Global headlines remain focused on US President Donald Trump’s unfolding tariff regime. But traders are telling a slightly different story. FTSE and DAX slip into negative territory, but the pullback in equities remains limited. Sterling and Euro are both strengthening against Dollar indeed.
Tones out of London and Brussels are in stark contrast. UK Chancellor Rachel Reeves signaled a desire to avoid escalation, saying the UK has no intention to join the trade war at this stage. European Commission President Ursula von der Leyen struck a firmer stance, warning the US tariffs would harm businesses and consumers. EU also vowed retaliation with a “robust toolbox.”
So far, it appears that the bounce in EUR/USD and GBP/USD are mainly due to Dollar’s own weakness. If anything, Dollar’s decline suggests traders might already be pre-positioning for next week’s announcement of reciprocal tariffs. But it’s hard to draw firm conclusions yet, especially with quarter-end portfolio adjustments likely distorting some of the price action across assets.
In the broader currency markets, commodity currencies remain firmly in control. Aussie has taken over as the week’s leader, followed by Loonie and Kiwi. At the other end of the spectrum, Yen remains the weakest. Euro and Dollar are trailing just ahead of Yen, while Sterling and Swiss Franc sit in the middle of the performance board.
Technically, Gold is having a strong session, rebounding sharply as traders digest the latest trade rhetoric. Rise from 2832.31 might still have one more leg. But we’d maintain that upper channel resistance (now at around 3080) should post strong resistance to limit upside and bring correction. Break of 3012.37 support will bring deeper pull back to 2956.09 resistance turned support and below.

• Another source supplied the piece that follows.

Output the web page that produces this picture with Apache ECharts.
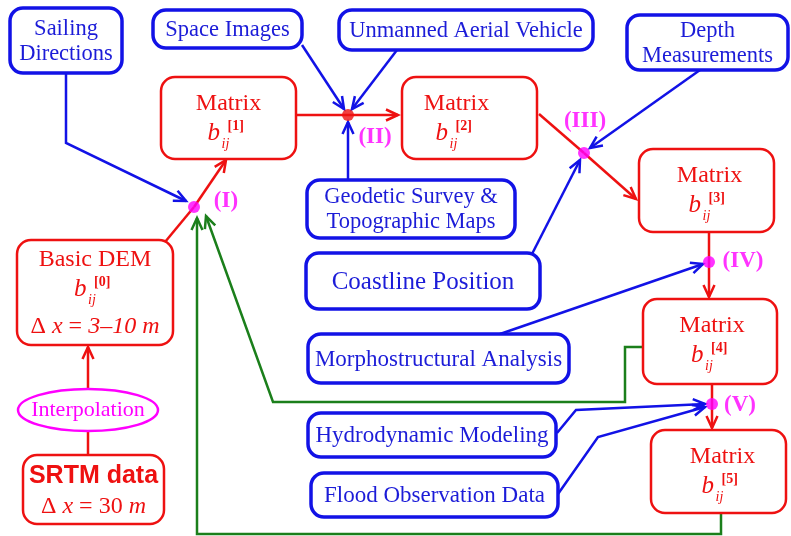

In Europe, at the time of writing, FTSE is down -0.84%. DAX is down -1.20%. CAC is down -0.72%. UK 10-year yield is up 0.058 at 4.791. Germany 10-year yield is down -0.026 at 2.774. Earlier in Asia, Nikkei fell -0.60%. Hong Kong HSI rose 0.41%. China Shanghai SSE rose 0.15%. Singapore Strait Times rose 0.45%. Japan 10-year JGB yield rose 0.005 to 1.592.
US initial jobless claims falls to 224k vs exp 225k
US initial jobless claims fell -1k to 224k in the week ending March 22, versus expectation of 225k. Four-week moving average of initial claims fell -5k to 224k. Continuing claims fell -25k to 1856k in the week ending March 15. Four-week moving average of continuing claims rose 2k to 1870k.
Also released, goods exports rose 4.1% mom to USD 178.6B, seasonally adjusted, in February. Goods imports fell -0.2% mom to USD 326.5B. Trade balance reported USD 147.9B deficit, larger than expectation of USD 134.6B.
Q4 GDP growth was finalized at 2.4% annualized. GDP price index was finalized at 2.3%.
ECB’s Wunsch: April rate pause should be on the table
Belgian ECB Governing Council member Pierre Wunsch suggested that pausing rate cuts in April should at least be “on the table”, and highlighted how tariff-induced stagflation poses a policy dilemma.
Wunsch warned that tariffs would complicate ECB’s path forward: “To the extent that tariffs will impact the economy … this will have an impact on our decision-making,” he noted.
While downplaying the immediate importance of April’s tariff development, Wunsch stressed that “It’s going to have an impact over the medium term.”
In contrast, Latvian Governing Council member Martins Kazaks suggested that if ECB’s baseline scenario holds, a “gradual reduction in rates in the future” could be expected.
GBP/USD Mid-Day Outlook
Daily Pivots: (S1) 1.2858; (P) 1.2905; (R1) 1.2935; More…
GBP/USD rebounded notably today but stays in range below 1.3013 short term top. Intraday bias remains neutral first. Corrective fall from 1.3013 could still extend lower to channel support (now at 1.2806). But downside should be contained by 38.2% retracement of 1.2248 to 1.3013 at 1.2721 to bring rebound. On the upside, break of 1.3013 will resume the rally from 1.2099.
In the bigger picture, up trend from 1.3051 (2022 low) is not completed. Resumption is expected after corrective pattern from 1.3433 completes. Next target will be 1.4248 key resistance. This will now remain the favored case as long as 1.2099 support holds.